1 Corinthians 2:15

(with 1 Timothy 3:15)

The religious or spiritual man, then, is characterised not by taking his judgment from other men, not by living on a decision formed by others, but by a personal private judgment of his own. Religious truth, like other truth, nay, much more than other truth, is a personal conviction, and not merely a conviction, but a judgment, part of the man's own rational being the very life of his rational being that in which he looks out upon and judges of men and things, when he is most conscious of exercising his own faculties. Nay, more than this, he holds this truth, not merely on his personal private judgment, but with a certain strenuous insistance upon its independence in the face of other men, even within the Church.

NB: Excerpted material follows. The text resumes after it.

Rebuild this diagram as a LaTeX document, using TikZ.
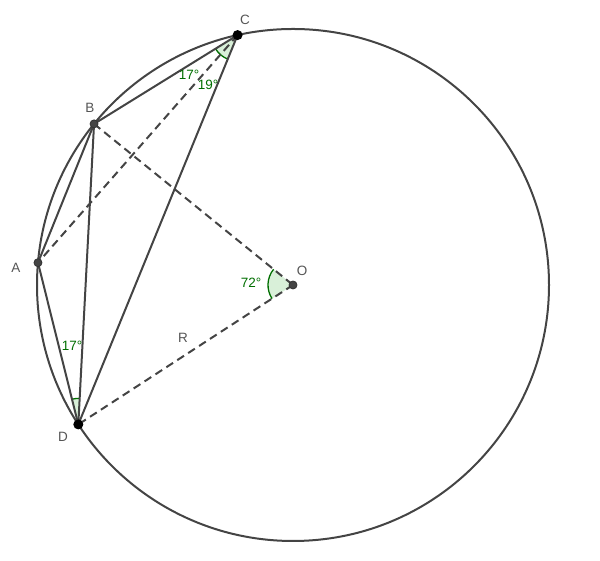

I. What is the antithesis to this tenure in conscious personal and rational judgment of religious truth? It cannot be, what is impossible, that we should hold a body of truth on the external authority of the Church, while it does not commend itself to our own individual judgment. To refuse to exercise our own faculties of judgment, to take things generally, and merely passively on the external authority whether of science or of the Church, is not to be humble, but to be ignorant and to ignore a primary duty.

II. But it is only in our shallowest moments that we shall suppose this repudiation of absolute and unconditional authority which leaves room for an exercise of our judgment, to involve in any sense the repudiation of authority at all, or the denial that truth should be held finally, on mere external authority, to involve the rejection of external authority from its proper place in the formation of our minds. Indeed, those portions of the truth which do not come under the verification of our own faculties must permanently be held on external authority, but the authority itself must then come under verification. It is, for example, only reason to take on the authority of Christ truths about the future which cannot come under our present cognisance, if we have reason to believe that they come under His. The place of authority, then, is primarily and mainly in helping us to form our judgment. Our judgment ought not to be formed in an isolated individualistic manner. It is out of committing ourselves to authority that right reason normally and naturally grows. Each man is not meant to start afresh. Reverence as well as thought must go to the making of a true judgment. To receive in the Church of Christ in earliest years in education, at the time of our confirmation a body of truth, and a system of practice emphasising and embodying holiness of life, to receive it on her loving authority, and to grow up, as our faculty develops, into the intellectual recognition of her truths and practices on our own judgment this is the normal growth of man.

III. The scheme of Christian truth coheres. To a Christian believer who has advanced to any measure of understanding the whole is one and indissoluble. He recognises that it would be unreasonable to pick and choose; he recognises the coherence of the same sort of means by which we recognise the similar connection, far beyond our personal knowledge, in the department of science. Thus he abides under the shelter of the whole creed. He takes it on trust as a whole. The Christian Church seems to his spiritual faculties eminently trustworthy. He waits while the Spirit leads him into all the truth. That is, he waits while, in the growing experience of life, in the vicissitudes of failure and success, of joy and suffering, of growth and manhood, point by point, the truth becomes realised to his experience and his understanding. We teach children a language greater than childhood's wants will justify, the language of grown men, knowing that they will grow up to want it; and God deals with us thus in His Church in that sphere of our life where experience is slow in coming, where indeed all life is childhood in relation to immortal manhood.

C. Gore, Oxford Review,Jan. 28th, 1885.